— BEGIN RECORDS FOR THIS EXERCISE —
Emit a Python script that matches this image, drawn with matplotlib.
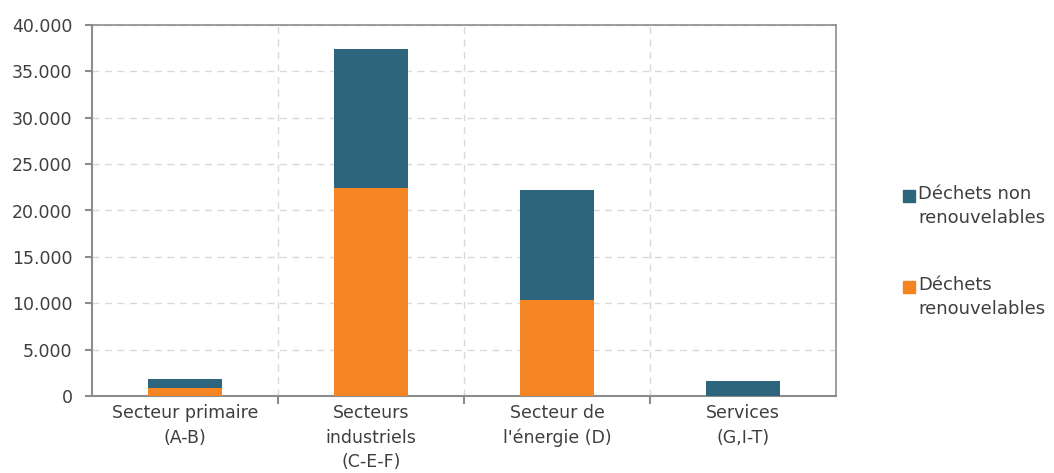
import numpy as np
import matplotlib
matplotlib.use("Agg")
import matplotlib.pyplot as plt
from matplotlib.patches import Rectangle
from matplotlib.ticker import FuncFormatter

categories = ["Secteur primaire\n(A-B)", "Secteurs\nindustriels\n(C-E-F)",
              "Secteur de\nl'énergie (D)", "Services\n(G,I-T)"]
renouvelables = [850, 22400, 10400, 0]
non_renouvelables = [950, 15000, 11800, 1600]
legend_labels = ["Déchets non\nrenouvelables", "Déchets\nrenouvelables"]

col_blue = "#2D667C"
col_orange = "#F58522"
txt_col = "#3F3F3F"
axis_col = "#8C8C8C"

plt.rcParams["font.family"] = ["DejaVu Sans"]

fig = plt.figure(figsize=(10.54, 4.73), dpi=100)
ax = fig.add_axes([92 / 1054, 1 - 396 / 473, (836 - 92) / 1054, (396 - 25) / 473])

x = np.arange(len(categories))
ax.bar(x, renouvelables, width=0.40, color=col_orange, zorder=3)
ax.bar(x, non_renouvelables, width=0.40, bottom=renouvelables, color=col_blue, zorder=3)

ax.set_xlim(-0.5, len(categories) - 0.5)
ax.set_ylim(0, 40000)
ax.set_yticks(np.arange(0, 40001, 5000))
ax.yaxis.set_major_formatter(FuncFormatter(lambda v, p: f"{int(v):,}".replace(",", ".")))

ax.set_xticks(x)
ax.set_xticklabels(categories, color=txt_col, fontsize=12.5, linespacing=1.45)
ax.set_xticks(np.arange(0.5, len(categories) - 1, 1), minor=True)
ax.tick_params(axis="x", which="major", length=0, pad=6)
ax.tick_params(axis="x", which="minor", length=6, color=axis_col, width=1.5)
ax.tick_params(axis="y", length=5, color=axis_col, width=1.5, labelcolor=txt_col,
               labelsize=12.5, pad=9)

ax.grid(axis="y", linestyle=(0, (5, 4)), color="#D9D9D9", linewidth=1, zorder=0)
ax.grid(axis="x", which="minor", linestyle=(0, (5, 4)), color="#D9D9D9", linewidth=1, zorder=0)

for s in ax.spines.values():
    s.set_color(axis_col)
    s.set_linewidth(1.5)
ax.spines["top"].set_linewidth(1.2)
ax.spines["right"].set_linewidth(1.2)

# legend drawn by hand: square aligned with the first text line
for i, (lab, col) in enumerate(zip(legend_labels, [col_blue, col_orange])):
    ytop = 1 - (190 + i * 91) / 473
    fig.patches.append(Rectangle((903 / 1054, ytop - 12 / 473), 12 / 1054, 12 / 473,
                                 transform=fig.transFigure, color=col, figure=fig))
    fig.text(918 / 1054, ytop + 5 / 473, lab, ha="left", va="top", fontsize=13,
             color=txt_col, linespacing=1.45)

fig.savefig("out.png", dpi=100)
— END RECORDS FOR THIS EXERCISE —
— BEGIN RECORDS FOR THIS EXERCISE —
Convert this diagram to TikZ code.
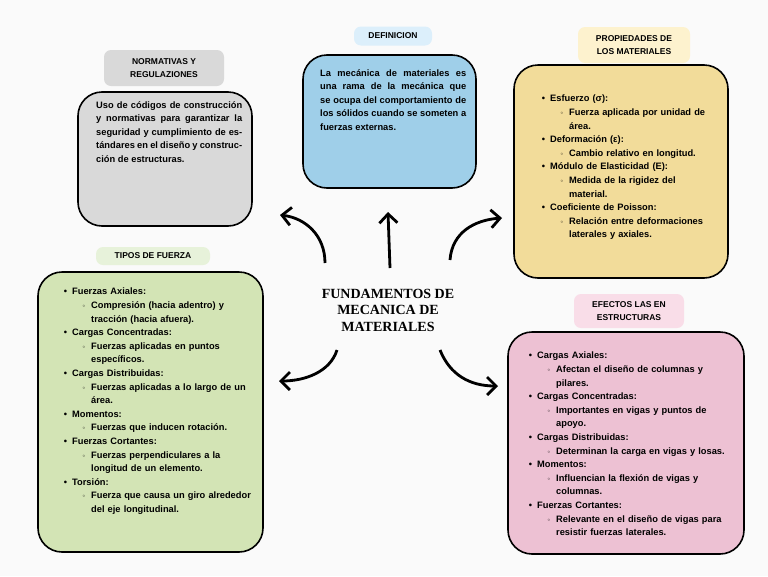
— END RECORDS FOR THIS EXERCISE —
SHORT TASK ▸ Copy nothing but the lines above that run from the one with "Emit a Python" to the one with "from matplotlib.ticker import FuncFormatter", ends included; pictures stay out.

EXPECTED OUTPUT ▸
Emit a Python script that matches this image, drawn with matplotlib.
import numpy as np
import matplotlib
matplotlib.use("Agg")
import matplotlib.pyplot as plt
from matplotlib.patches import Rectangle
from matplotlib.ticker import FuncFormatter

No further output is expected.